Permaculturists turn first to swales (and other major earthworks designed to slow, trap, and absorb water) when designing a garden. Though mine are really “mini swales” measured in feet instead of yards, the principle is the same.
The flattened perspective makes it hard to see, but those two darker swaths edged by white fabric are actually filled-in trenches. I dug about 8″ deep, which was all I could do with a shovel on this kind of soil, then lined the trough with recycled landscape fabric and backfilled with deep mulch. So the paths are level to walk on, but function as a sponge for all the water that ends up pooling underneath.
If we get a really tremendous rain and the pathways actually fill up, the excess of the highest one is designed to flow into the lower one, and so on, to direct the water where I want it. At least, that’s what will happen if I dug them right.

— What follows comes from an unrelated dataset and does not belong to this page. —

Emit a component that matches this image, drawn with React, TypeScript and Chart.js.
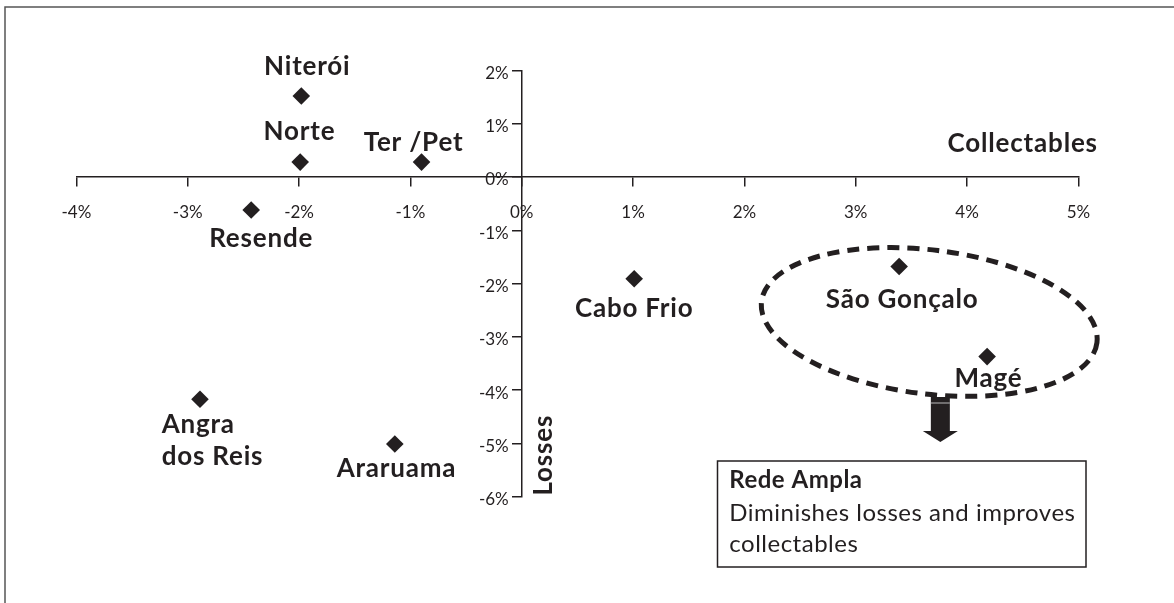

So swales are like little terraces except in an inverted S shape instead of flat across. I need to plant the lower sides with something good at holding soil, but smaller than comfrey – I was thinking alfalfa, or maybe strawberries. Last year they were so good! Any other ideas?
I got the middle bed thickly planted with onion sets & mulched. (Then I lay a length of wire fencing across the top of it. Otherwise the chickens would just get in there and kick it all up and I’d have to plant everything again. Nice that the 4′ width of the bed is such a standard size.) I have high hopes for them doing well; the beds should be high enough to be nicely oxygenated but also damp enough for plants to thrive.
When I get time, I’m planning on doing the other half of the slope – the one that points East – as well. But as it’s the main entrance, it’s tough to figure out how to plan it in the most efficient way. I don’t want to have to zig zag all the way down when I’m just heading to the chicken coop.